Di sisi lain, sumber dari Dinas
Pendidikan Nasional menyebutkan jumlah calon mahasiswa yang mendaftar pada
bidang studi pertanian menurun dari tahun ke tahun. Ini terindikasi sejak tahun
ajar 2002/2003, dari 57 ribu calon mahasiswa, turun menjadi 41 ribu calon
mahasiswa, tiga tahun kemudian. Penurunan juga terjadi pada semua rumpun ilmu
pertanian (termasuk perikanan, peternakan, dan kehutanan). Jikapun ada
peningkatan, proporsi peminat bidang pertanian tetap lebih kecil dibanding
bidang lain.
Rendahnya minat calon mahasiswa
di bidang pertanian berawal dari gambaran negatif profesi petani di mata
masyarakat. Menjadi petani sekarang sudah tidak kompetitif lagi. Penilaiannya
sederhana, mana lebih sejahtera, menjadi petani, pejabat atau pengusaha? Di
Indonesia, pertanian sudah telanjur identik dengan kemiskinan karena sebagian
besar masyarakat perdesaan adalah petani gurem.
Generasi muda tertipu dengan
kulit luar pertanian yang jorok, kotor, berlumpur dan panas. Tetapi, lupa
memaknai betapa enaknya makan nasi, lauk pauk dari hasil pertanian, ketika
sudah sampai di meja makan. Jika melihat makanan pokok, lauk-pauk, penganan,
hingga bumbu masak siap saji yang berjejer di supermarket, semua bersumber dari
pertanian. Tampaknya rantai sistem agribisnis tidak dipahami dengan baik oleh
mereka.
Fakta lain, pertanian rakyat
merosot drastis, tertinggal jauh di belakang 'industri pertanian'. Pengusaha
bermodal sudah beralih ke sektor pertanian secara global. Bisa jadi, satu
perusahaan bisa menangani proses pertanian dari pemuliaan bibit (paten) hingga
distribusi bahkan pengolahan hasil panen. Plus, menyediakan alat pertanian,
pestisida, dan lainnya. Di sektor perikanan, produksi udang nasional selama ini
paling banyak disumbang oleh pengusaha asing seperti Thailand.

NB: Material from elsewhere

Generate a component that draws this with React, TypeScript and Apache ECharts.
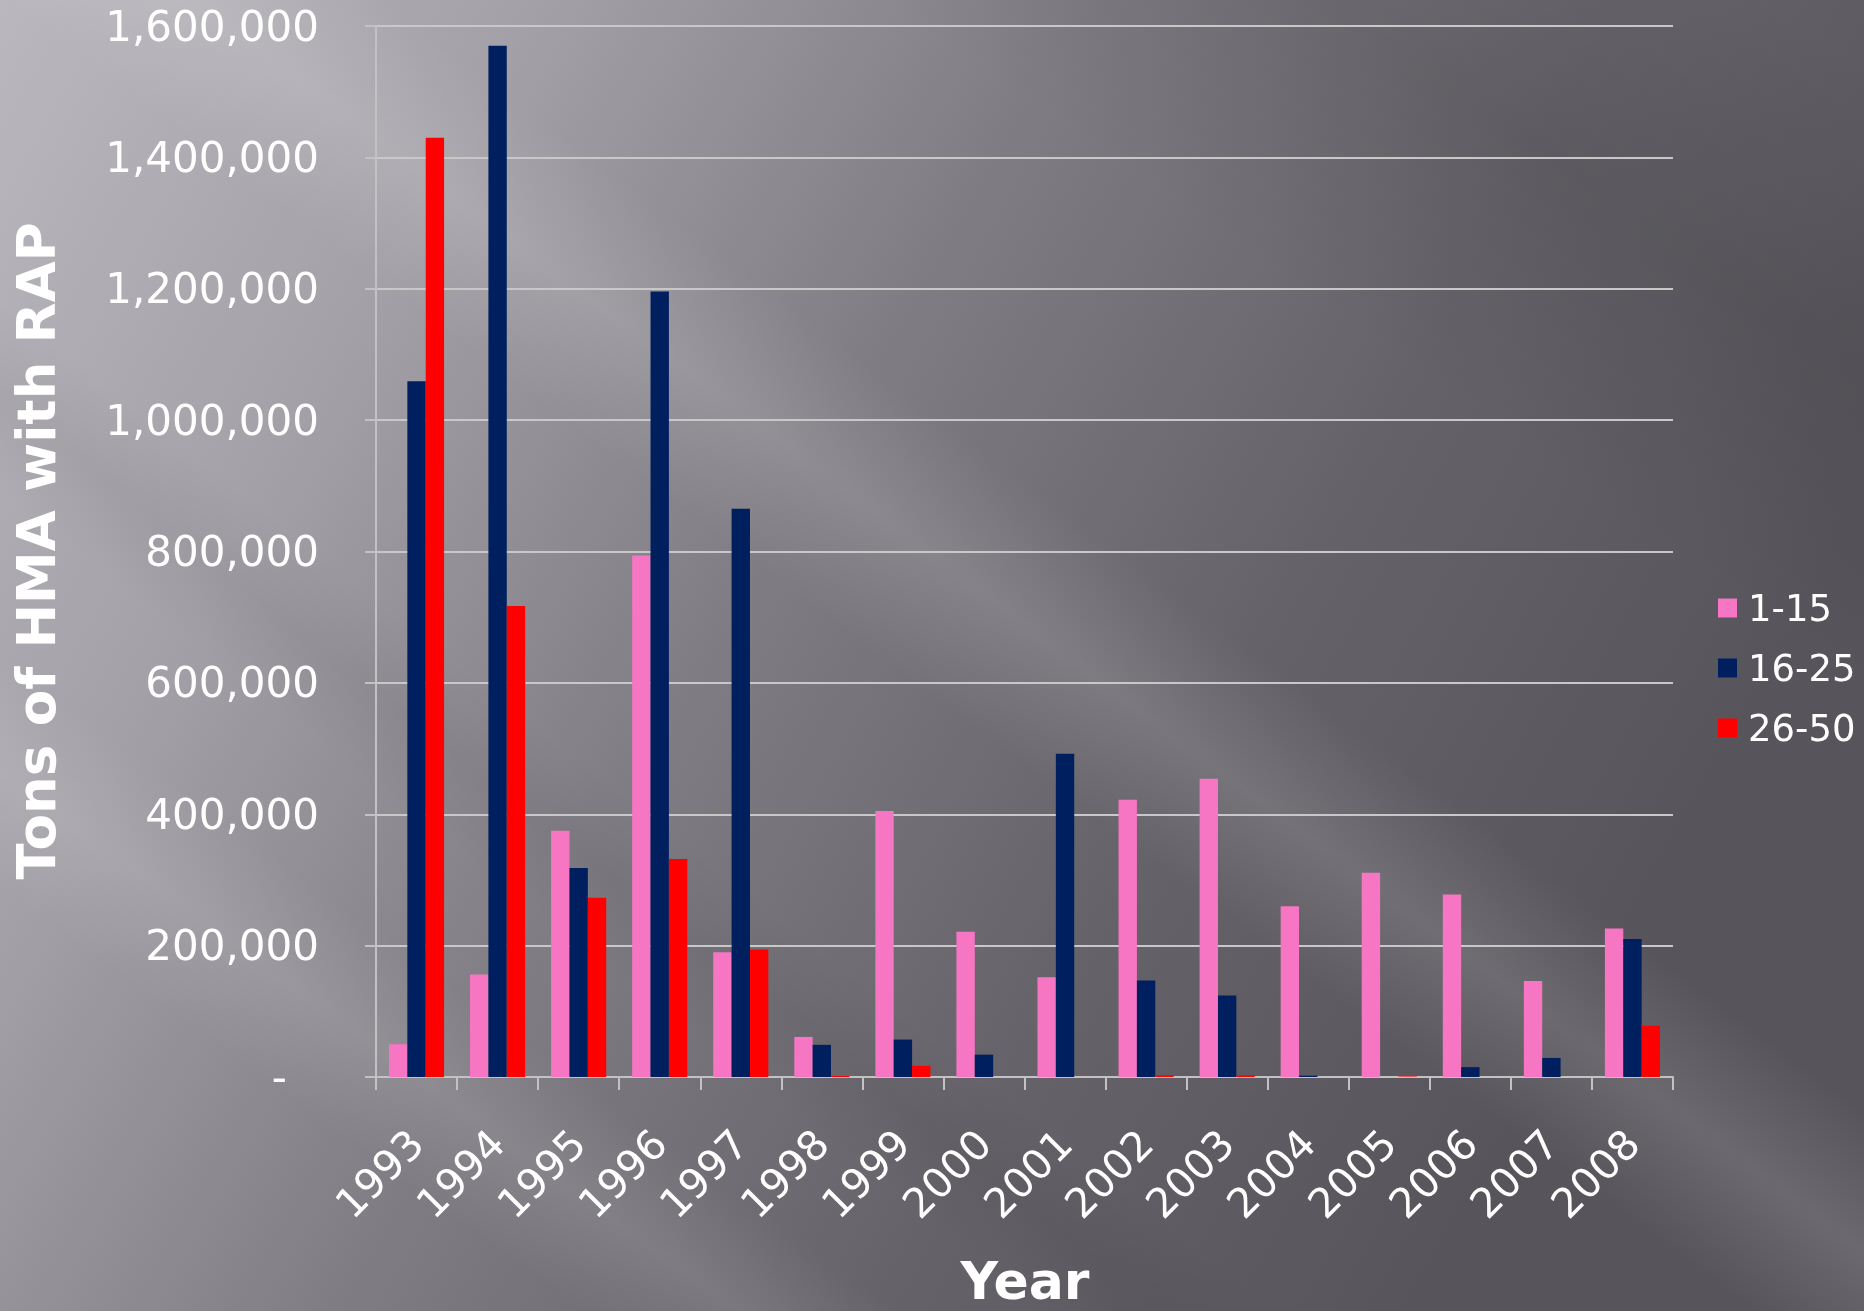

Problemnya,
mereka lebih suka menyimpan uang atau hasil keuntungan di negaranya, bukan di
Indonesia. Maka, terjadilah fenomena kebocoran ekonomi (economic leakage).
Di sini, pertanian rakyat menjadi
marginal, tidak berdaya saing dan dipertaruhkan. Bagi rakyat Indonesia,
pertanian adalah sumber kehidupan, kultur, kearifan lokal, warisan turun
temurun, keterampilan bersimbiosis dengan alam. Bukan memeras alam. Jika
pertanian rakyat hilang maka negara kehilangan jati diri sebagai negara agraris
atau negara maritim yang keduanya bertumpu pada natural resource yang sama
yaitu pangan.
Lulusan perguruan tinggi
pertanian banyak melarikan diri dari sektor pertanian. Kondisi ini
mengakibatkan hilangnya regenerasi pengelola pertanian di masa depan, ketiadaan
regenerasi berlanjut pada permasalahan keterbatasan tenaga ahli yang menekuni
bidang ilmu pertanian. Kondisi ini berpotensi menciptakan ketergantungan pada
asing dalam pengembangan teknologi dan mekanisasi pertanian, alat-alat
pertanian, pestisida hingga paten bibit unggul tanaman.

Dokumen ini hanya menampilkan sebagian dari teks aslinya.